7. Demand Transparent Pricing and Clear Scopes
Hidden fees and vague quotes are warning signs. A trustworthy provider will clearly explain how pricing is calculated: by word, page, hour, or project; what is included (translation, editing, proofreading); and what triggers additional charges (rush deadlines, complex formatting, extra revisions). Request a sample quote and compare it to your actual needs. Transparency here is a strong indicator of how they will behave once you are locked into a longer-term collaboration.
8. Review Security, Compliance, and Data Protection
Translation projects often involve confidential documents, customer data, and sensitive business information. Ask about data handling policies, NDAs, secure file transfers, access control, and compliance with regulations such as GDPR. Serious providers will have formal security measures, training for staff, and clear rules on data retention and deletion. If they cannot provide this information, they are not a safe choice for critical materials.
9. Look for Real Case Studies and Testimonials
Reliable services can demonstrate success with similar clients. Look for case studies that outline the client challenge, the process followed, and measurable results (such as faster time-to-market or improved engagement in local markets). Verify testimonials when possible by checking the existence and credibility of the companies mentioned. Consistent positive feedback across third-party review sites, professional platforms, and industry forums further supports their trustworthiness.
10. Test Communication Speed and Clarity
Communication style is often an early signal of future collaboration quality. Evaluate how quickly they respond to inquiries, how detailed their answers are, and whether they proactively raise potential issues, such as missing context or unclear requirements. Providers that ask smart questions and offer recommendations show that they are thinking about long-term success, not just closing a quick sale.

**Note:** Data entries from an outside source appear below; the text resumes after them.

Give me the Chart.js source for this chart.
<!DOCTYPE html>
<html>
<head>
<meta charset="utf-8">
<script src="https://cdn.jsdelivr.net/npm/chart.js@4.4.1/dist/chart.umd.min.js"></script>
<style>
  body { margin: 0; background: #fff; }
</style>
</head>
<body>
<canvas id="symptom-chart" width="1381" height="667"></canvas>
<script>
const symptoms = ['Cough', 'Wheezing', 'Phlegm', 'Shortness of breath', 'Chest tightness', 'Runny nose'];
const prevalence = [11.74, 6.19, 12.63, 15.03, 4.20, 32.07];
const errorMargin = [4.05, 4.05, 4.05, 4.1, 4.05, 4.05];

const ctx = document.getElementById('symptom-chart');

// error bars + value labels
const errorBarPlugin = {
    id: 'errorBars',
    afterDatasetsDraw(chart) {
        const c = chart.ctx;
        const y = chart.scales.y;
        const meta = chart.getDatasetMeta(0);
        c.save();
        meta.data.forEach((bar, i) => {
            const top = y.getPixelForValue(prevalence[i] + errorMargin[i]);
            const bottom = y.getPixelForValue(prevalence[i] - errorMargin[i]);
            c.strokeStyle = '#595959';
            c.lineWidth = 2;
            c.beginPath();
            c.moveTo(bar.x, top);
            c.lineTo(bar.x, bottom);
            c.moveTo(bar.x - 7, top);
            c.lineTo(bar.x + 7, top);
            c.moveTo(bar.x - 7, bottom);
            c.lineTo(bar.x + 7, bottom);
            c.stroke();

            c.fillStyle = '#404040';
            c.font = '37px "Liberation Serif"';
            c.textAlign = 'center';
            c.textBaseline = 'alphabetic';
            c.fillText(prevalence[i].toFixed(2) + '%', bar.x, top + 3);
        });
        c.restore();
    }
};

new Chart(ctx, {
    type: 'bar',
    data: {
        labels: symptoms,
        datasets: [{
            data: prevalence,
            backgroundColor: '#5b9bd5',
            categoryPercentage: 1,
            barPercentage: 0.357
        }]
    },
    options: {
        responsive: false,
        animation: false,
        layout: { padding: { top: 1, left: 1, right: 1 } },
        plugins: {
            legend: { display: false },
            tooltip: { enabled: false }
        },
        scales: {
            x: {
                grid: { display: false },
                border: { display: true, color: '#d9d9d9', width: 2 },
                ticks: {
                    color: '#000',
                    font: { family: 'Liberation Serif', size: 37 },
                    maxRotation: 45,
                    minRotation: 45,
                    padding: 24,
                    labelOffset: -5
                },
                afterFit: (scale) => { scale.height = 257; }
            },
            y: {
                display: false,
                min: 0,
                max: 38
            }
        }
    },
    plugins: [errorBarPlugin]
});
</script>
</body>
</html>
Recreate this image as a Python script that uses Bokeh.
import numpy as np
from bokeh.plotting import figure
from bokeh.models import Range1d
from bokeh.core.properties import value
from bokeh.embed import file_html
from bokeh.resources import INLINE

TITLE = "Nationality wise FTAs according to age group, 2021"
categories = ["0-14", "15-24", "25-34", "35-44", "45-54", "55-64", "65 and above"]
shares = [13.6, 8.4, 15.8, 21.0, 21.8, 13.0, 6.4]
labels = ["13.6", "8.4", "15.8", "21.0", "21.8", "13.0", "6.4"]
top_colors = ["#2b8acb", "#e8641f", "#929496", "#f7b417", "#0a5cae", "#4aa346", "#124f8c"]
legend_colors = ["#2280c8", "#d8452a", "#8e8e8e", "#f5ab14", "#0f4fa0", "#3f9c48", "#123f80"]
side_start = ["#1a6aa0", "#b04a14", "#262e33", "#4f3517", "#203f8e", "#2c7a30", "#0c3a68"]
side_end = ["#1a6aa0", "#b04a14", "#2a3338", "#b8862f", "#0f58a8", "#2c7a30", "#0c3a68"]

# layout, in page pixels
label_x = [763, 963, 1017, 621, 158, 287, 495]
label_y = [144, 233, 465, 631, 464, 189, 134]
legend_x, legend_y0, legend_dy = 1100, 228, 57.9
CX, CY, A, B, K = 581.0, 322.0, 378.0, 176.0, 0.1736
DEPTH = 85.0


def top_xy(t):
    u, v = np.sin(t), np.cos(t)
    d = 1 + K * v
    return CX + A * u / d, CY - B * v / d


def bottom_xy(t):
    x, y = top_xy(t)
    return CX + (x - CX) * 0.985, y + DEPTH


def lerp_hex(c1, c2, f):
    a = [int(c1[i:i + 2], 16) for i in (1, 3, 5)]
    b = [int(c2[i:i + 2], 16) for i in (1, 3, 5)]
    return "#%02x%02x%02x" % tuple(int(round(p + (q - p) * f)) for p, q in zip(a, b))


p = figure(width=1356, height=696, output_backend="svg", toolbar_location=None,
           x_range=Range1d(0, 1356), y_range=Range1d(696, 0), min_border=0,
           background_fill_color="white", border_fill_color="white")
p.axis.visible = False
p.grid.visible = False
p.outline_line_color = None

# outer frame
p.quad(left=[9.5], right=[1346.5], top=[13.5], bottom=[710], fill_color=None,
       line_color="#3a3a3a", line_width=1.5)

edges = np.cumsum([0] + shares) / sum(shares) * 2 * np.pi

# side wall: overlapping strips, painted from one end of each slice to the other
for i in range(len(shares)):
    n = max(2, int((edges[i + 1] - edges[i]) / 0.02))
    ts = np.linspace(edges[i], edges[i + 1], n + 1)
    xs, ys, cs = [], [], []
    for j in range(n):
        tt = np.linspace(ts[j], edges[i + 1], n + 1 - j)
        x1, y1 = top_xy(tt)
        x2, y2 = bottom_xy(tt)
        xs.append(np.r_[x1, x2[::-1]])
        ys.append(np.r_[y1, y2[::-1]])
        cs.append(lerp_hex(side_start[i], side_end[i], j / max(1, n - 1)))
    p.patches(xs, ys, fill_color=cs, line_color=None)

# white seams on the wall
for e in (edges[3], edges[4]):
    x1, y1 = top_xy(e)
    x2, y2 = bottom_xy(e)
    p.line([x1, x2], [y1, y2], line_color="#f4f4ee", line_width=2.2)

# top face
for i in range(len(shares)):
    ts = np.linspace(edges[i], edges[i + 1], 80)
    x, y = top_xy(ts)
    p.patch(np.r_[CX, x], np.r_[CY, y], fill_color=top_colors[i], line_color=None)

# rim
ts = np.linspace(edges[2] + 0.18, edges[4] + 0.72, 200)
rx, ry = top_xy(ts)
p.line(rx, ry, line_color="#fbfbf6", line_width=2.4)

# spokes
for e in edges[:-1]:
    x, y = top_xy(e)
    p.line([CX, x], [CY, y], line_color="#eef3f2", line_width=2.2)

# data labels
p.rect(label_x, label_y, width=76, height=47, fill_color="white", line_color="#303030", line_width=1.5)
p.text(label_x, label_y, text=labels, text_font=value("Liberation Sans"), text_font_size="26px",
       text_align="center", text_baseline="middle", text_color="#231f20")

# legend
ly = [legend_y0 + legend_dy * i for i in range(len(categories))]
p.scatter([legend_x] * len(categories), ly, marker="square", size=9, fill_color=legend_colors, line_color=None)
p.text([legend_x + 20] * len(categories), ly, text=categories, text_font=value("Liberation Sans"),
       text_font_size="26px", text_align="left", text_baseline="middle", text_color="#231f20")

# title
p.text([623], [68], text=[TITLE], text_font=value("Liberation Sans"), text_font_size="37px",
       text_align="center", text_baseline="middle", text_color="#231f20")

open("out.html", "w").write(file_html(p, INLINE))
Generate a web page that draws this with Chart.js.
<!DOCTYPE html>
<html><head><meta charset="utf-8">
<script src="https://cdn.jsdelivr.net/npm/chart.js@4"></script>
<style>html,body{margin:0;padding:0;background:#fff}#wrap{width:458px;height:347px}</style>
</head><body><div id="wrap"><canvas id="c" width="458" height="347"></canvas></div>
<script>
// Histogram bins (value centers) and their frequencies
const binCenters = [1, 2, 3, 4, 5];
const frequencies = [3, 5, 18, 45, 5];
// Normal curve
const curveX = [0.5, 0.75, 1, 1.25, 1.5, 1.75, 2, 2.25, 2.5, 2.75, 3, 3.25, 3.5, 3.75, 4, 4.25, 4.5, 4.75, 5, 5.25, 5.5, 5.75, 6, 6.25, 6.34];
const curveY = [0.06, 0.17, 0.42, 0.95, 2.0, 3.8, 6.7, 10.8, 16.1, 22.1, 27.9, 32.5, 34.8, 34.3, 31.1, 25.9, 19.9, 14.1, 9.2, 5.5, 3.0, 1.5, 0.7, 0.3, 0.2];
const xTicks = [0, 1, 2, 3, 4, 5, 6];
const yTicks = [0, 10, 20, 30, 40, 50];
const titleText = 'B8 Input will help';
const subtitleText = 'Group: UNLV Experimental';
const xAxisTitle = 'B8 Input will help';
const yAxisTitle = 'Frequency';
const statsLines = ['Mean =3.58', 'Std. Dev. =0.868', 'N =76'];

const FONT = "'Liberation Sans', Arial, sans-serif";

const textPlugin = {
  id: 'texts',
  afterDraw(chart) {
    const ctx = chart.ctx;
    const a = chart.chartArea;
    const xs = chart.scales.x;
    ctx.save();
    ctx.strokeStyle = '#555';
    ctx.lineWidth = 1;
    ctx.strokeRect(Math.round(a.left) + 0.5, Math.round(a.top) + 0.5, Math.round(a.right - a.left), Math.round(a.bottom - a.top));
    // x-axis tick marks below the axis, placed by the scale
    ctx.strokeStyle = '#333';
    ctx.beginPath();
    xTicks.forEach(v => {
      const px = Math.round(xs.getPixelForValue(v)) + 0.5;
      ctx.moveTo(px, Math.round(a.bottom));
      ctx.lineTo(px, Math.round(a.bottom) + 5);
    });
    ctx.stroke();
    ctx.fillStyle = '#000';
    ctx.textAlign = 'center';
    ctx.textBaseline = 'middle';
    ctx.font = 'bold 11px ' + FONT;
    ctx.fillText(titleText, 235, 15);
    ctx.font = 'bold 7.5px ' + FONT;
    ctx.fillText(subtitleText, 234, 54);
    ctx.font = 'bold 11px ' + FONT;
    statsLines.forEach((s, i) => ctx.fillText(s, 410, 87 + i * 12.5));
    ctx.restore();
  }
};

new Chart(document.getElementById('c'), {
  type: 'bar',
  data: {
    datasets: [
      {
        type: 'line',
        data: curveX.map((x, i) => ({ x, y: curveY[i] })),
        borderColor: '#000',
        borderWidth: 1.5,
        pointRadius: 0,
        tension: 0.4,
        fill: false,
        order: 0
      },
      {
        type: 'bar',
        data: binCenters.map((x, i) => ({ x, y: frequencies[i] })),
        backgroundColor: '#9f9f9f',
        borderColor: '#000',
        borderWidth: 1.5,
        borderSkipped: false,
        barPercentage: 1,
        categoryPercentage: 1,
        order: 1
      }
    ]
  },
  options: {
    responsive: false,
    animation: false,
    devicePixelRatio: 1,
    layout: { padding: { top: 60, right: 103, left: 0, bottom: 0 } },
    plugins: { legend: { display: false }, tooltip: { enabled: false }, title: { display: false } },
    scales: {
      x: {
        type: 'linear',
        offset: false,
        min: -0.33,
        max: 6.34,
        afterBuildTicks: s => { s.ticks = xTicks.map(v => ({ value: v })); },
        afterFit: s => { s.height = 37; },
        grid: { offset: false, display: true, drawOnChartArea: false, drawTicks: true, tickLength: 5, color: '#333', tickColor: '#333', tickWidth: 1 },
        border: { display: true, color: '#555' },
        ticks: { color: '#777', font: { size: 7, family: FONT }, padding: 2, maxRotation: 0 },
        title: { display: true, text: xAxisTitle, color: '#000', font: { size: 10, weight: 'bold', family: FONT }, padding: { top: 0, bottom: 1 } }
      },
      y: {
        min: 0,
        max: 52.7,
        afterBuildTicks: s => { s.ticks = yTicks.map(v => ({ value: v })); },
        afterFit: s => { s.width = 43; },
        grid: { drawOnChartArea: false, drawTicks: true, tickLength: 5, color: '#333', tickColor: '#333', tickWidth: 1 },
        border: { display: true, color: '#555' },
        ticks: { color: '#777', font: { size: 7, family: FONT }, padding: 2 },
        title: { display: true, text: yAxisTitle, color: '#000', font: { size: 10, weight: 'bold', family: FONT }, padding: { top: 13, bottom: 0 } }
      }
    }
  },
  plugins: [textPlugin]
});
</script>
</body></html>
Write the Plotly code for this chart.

11. Start with a Pilot Project and Measure Results
Instead of committing to a massive contract immediately, begin with a small but representative project. Use it to test quality, consistency, adherence to brief, responsiveness, and ability to meet deadlines. Involve native-speaking stakeholders from your team or market to review the output. Document what worked and what did not, and use this feedback to adjust your collaboration or decide whether to move on to another vendor.
12. Consider Scalability and Long-Term Partnership Potential
As your business expands, your translation needs will evolve. Look for a provider that can scale with you: more languages, higher volumes, new content types, or tighter release cycles. Ask about their capacity, how they onboard new linguists, and how they maintain consistency as teams grow. A translation partner should be able to support your strategy months and years down the line, not just survive a one-time surge of content.
Build a Reliable Translation Ecosystem
Choosing a trustworthy language provider is about building a reliable ecosystem around your content, not chasing the lowest price or fastest turnaround. By clarifying your goals, verifying specialization, evaluating quality processes, and testing real performance with a pilot project, you dramatically reduce risk and increase the value of your investment. Treat your selection process as you would any strategic partnership: ask hard questions, insist on transparency, and focus on long-term impact on your brand and global growth.